I think the media has been very disingenuous over the last evening and the last week. It was not the elections last night that gave the Liberals a majority. It was a handful of members of Parliament, including four previous Conservative members of Parliament, who made the decision to leave their party and join another. Despite my best efforts, I have been unable to locate any real issue of substance that would justify the member for Acadie—Annapolis's crossing or the crossing of any of the other three prior Conservative members.
Leaving a caucus might be understandable if there were an issue of principle for which the floor crosser stood, but there is none. There is no issue of conscience, no fundamental break of faith, just raw opportunism. Even statements by each of the members who made that decision reveal nothing really of substance. In the case of the member for Sarnia—Lambton—Bkejwanong, she simply made a reference to people telling her in the grocery store that they liked the Prime Minister.
I certainly like you, Mr. Speaker, and other members in the House, but I would not cross the floor for you.
In the case of the member for Markham—Unionville, he just made a vague reference to unity and decisive action. What decisive action? We have been here a year since the Prime Minister was elected. In the case of the member for Acadie—Annapolis, he simply said it was for a better path forward. I would invite him to explain what that path forward is, but I do not think he has the political courage to do so. In the case of the member for Edmonton Riverbend, he was simply and clearly smitten with the Prime Minister's speech in Davos.

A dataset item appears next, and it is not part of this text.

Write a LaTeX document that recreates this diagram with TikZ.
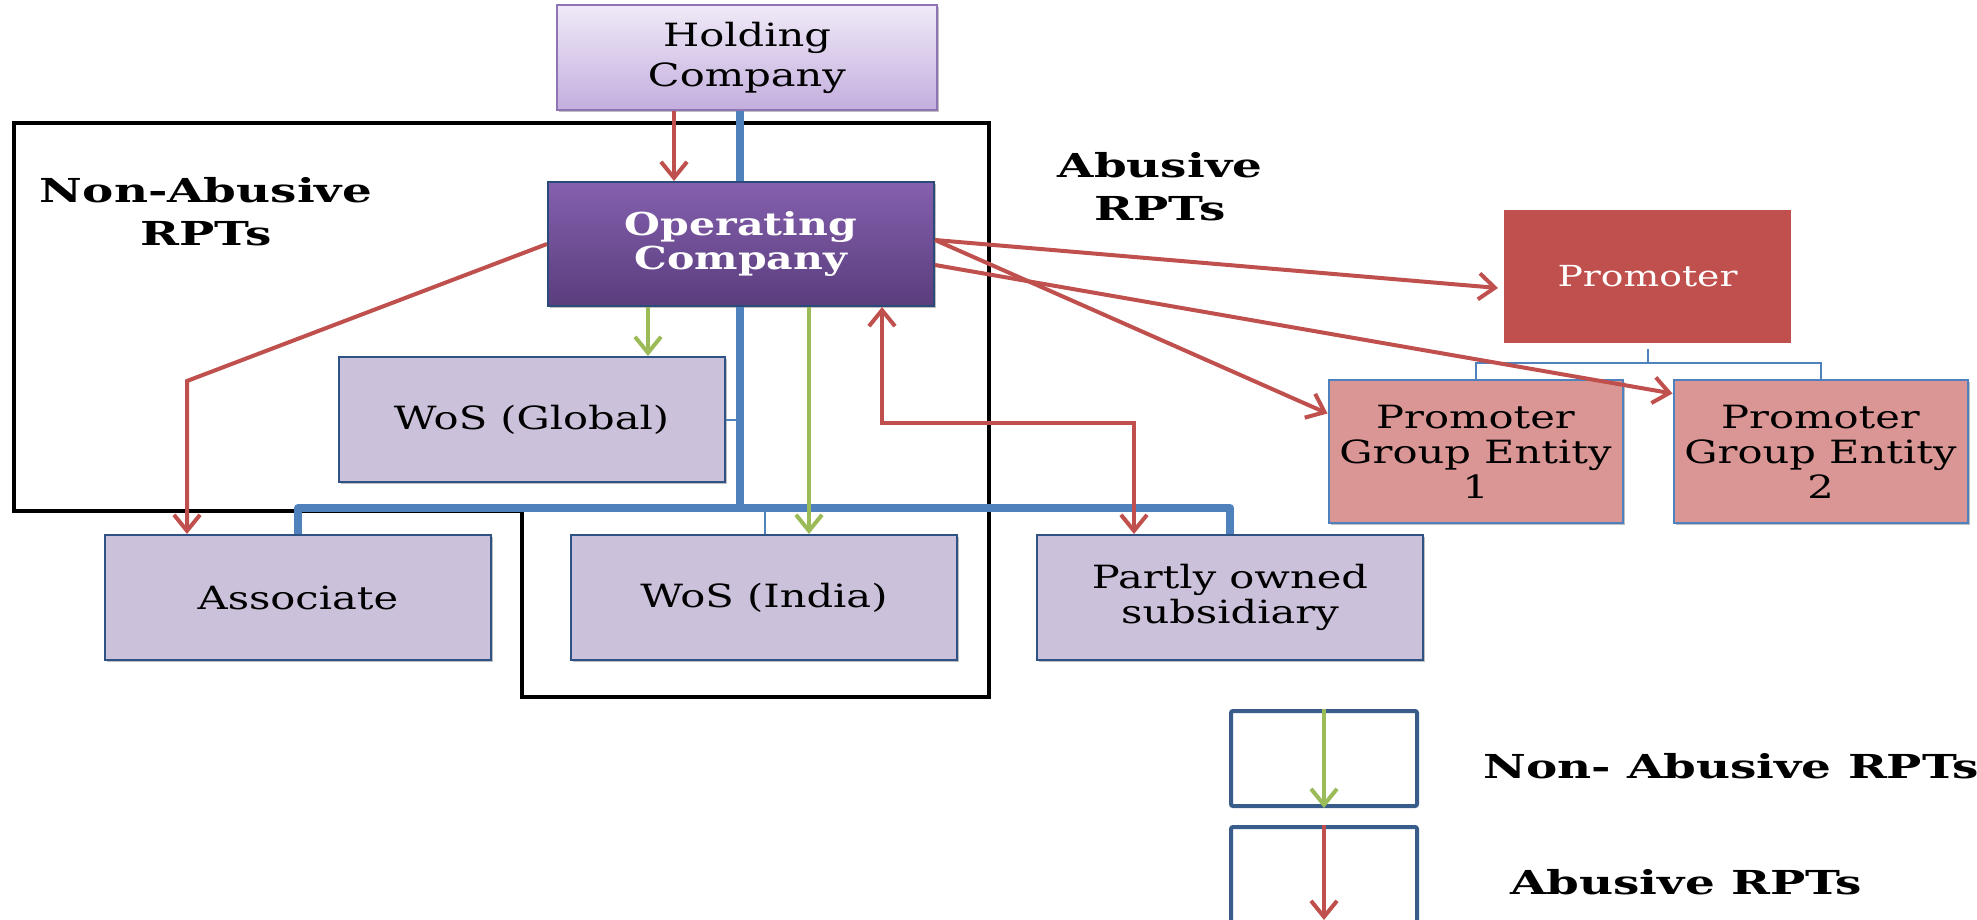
\documentclass[tikz,border=0pt]{standalone}
\usepackage{fontspec}
\setmainfont{DejaVu Serif}[FakeStretch=1.3]
\newfontfamily\tagfamily{DejaVu Serif}[FakeStretch=1.42]
\usetikzlibrary{arrows.meta,shadows}

\definecolor{boxlav}{HTML}{CCC1DA}
\definecolor{boxline}{HTML}{2E5283}
\definecolor{rptred}{HTML}{C0504D}
\definecolor{rptgreen}{HTML}{9BBB59}
\definecolor{orgblue}{HTML}{4F81BD}
\definecolor{entpink}{HTML}{D99694}
\definecolor{legline}{HTML}{385D8A}
\definecolor{holdtop}{HTML}{F0EAF7}
\definecolor{holdbot}{HTML}{C3AEDE}
\definecolor{holdline}{HTML}{8E73B5}
\definecolor{optop}{HTML}{8560AE}
\definecolor{opbot}{HTML}{5A3D7D}
\definecolor{opline}{HTML}{2A4A7A}

\newcommand\boxfont{\fontsize{16}{17.5}\selectfont}
\newcommand\holdfont{\fontsize{16}{20}\selectfont}
\newcommand\promfont{\fontsize{14.5}{17}\selectfont}
\newcommand\opfont{\fontsize{15.8}{17}\selectfont\bfseries}
\newcommand\tagfont{\tagfamily\fontsize{16.5}{21.5}\selectfont\bfseries}

\begin{document}
\begin{tikzpicture}[x=0.5pt,y=-0.5pt,
  soft shadow/.style={drop shadow={shadow xshift=1.2pt,shadow yshift=-1.2pt,opacity=0.25,fill=black}},
  unitbox/.style={draw=boxline,line width=1pt,fill=boxlav,inner sep=0pt,align=center,
    font=\boxfont,minimum width=193pt,minimum height=62.5pt,soft shadow},
  entitybox/.style={draw=orgblue,line width=1pt,fill=entpink,inner sep=0pt,align=center,
    font=\boxfont,minimum width=147pt,minimum height=71.5pt,soft shadow},
  legendbox/.style={draw=legline,line width=2pt,rounded corners=1pt,fill=white,
    minimum width=93pt,inner sep=0pt},
  tag/.style={font=\tagfont,align=center,inner sep=0pt},
  spine/.style={draw=orgblue,line width=4pt},
  twig/.style={draw=orgblue,line width=1pt},
  redlink/.style={draw=rptred,line width=2pt,-{Straight Barb[length=8pt,width=13pt]}},
  greenlink/.style={draw=rptgreen,line width=2pt,-{Straight Barb[length=8pt,width=13pt]}},
  frame/.style={draw=black,line width=2.3pt,line join=miter}
]
\fill[white] (0,0) rectangle (1977,920);
\useasboundingbox (0,0) rectangle (1977,920);

% region of the non-abusive transactions
\draw[frame] (14,123) -- (989,123) -- (989,697) -- (522,697) -- (522,511) -- (14,511) -- cycle;

% entities
\node[draw=holdline,line width=1pt,top color=holdtop,bottom color=holdbot,inner sep=0pt,
  align=center,font=\holdfont,minimum width=190pt,minimum height=52.5pt,soft shadow]
  (hold) at (747,57.5) {Holding\\Company};
\node[draw=opline,line width=1pt,top color=optop,bottom color=opbot,inner sep=0pt,
  align=center,font=\opfont,text=white,
  minimum width=193pt,minimum height=62pt,soft shadow]
  (op) at (741,244) {Operating\\Company};
\node[unitbox] (glob) at (531.5,419.5) {WoS (Global)};
\node[unitbox] (assoc) at (298,597.5) {Associate};
\node[unitbox] (india) at (764,597.5) {WoS (India)};
\node[unitbox] (partly) at (1230,597.5) {Partly owned\\subsidiary};

\node[draw=white,line width=3pt,fill=rptred,inner sep=0pt,font=\promfont,text=white,
  minimum width=146.5pt,minimum height=69.5pt,soft shadow]
  (prom) at (1647.5,276.5) {Promoter};
\node[entitybox] (ent1) at (1475.5,451.5) {Promoter\\Group Entity\\1};
\node[entitybox] (ent2) at (1820.5,451.5) {Promoter\\Group Entity\\2};

% region captions
\node[tag] (naLabel) at (206,211.5) {Non-Abusive\\RPTs};
\node[tag] (abLabel) at (1160,186.5) {Abusive\\RPTs};

% ownership tree
\coordinate (spineX) at (740,0);
\coordinate (busM) at (740,508);
\coordinate (indiaX) at (765,0);
\coordinate (promBus) at (1647.5,363);
\draw[spine] (hold.south -| spineX) -- (op.north -| spineX);
\draw[spine] (op.south -| spineX) -- (busM);
\draw[spine,line join=round] (assoc.north) |- (busM) -| (partly.north);
\draw[twig] (glob.east) -- (glob.east -| spineX);
\draw[twig] (busM) -| (india.north -| indiaX);
\draw[twig] (prom.south) -- (promBus);
\draw[twig] (ent1.north) |- (promBus) -| (ent2.north);

% non-abusive transactions
\coordinate (gA) at (648,0);
\coordinate (gB) at (809,0);
\draw[greenlink] (op.south -| gA) -- (glob.north -| gA);
\draw[greenlink] (op.south -| gB) -- (india.north -| gB);

% abusive transactions
\coordinate (hX) at (674,0);
\coordinate (aBend) at (187,381);
\coordinate (pBendL) at (882,423);
\coordinate (pBendR) at (1134,423);
\draw[redlink] (hold.south -| hX) -- (op.north -| hX);
\draw[redlink] (op.west) -- (aBend) -- (assoc.north -| aBend);
\draw[redlink,{Straight Barb[length=8pt,width=13pt]}-{Straight Barb[length=8pt,width=13pt]}]
  (op.south -| pBendL) -- (pBendL) -- (pBendR) -- (partly.north -| pBendR);
\draw[redlink] ([yshift=2pt]op.east) -- ([yshift=-5.75pt]prom.west);
\draw[redlink] ([yshift=2pt]op.east) -- ([yshift=19pt]ent1.west);
\draw[redlink] ([yshift=-10.5pt]op.east) -- ([yshift=29pt]ent2.west);

% key
\node[legendbox,minimum height=47.5pt] (keyGreen) at (1324,758.5) {};
\node[legendbox,minimum height=49pt] (keyRed) at (1324,876) {};
\draw[greenlink] (keyGreen.north) -- (keyGreen.south);
\draw[redlink] (keyRed.north) -- ([yshift=3.5pt]keyRed.south);
\node[tag,anchor=base west] (keyGreenText) at (1483,778) {Non- Abusive RPTs};
\node[tag,anchor=base west] (keyRedText) at (1510,894) {Abusive RPTs};
\end{tikzpicture}
\end{document}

None of those statements reflect any real issues of substance, and that is the problem. That is what Canadians smell. Canadians are not dupes. They smell the rank hypocrisy of the members of our caucus who left, the former members of the Conservative Party. The reason people take an action matters. The reason people do something, the justification they have or, in the case of these members, when they do not have justification, matters. That is why Canadians are so upset with these floor crossings, because there is no substance behind them.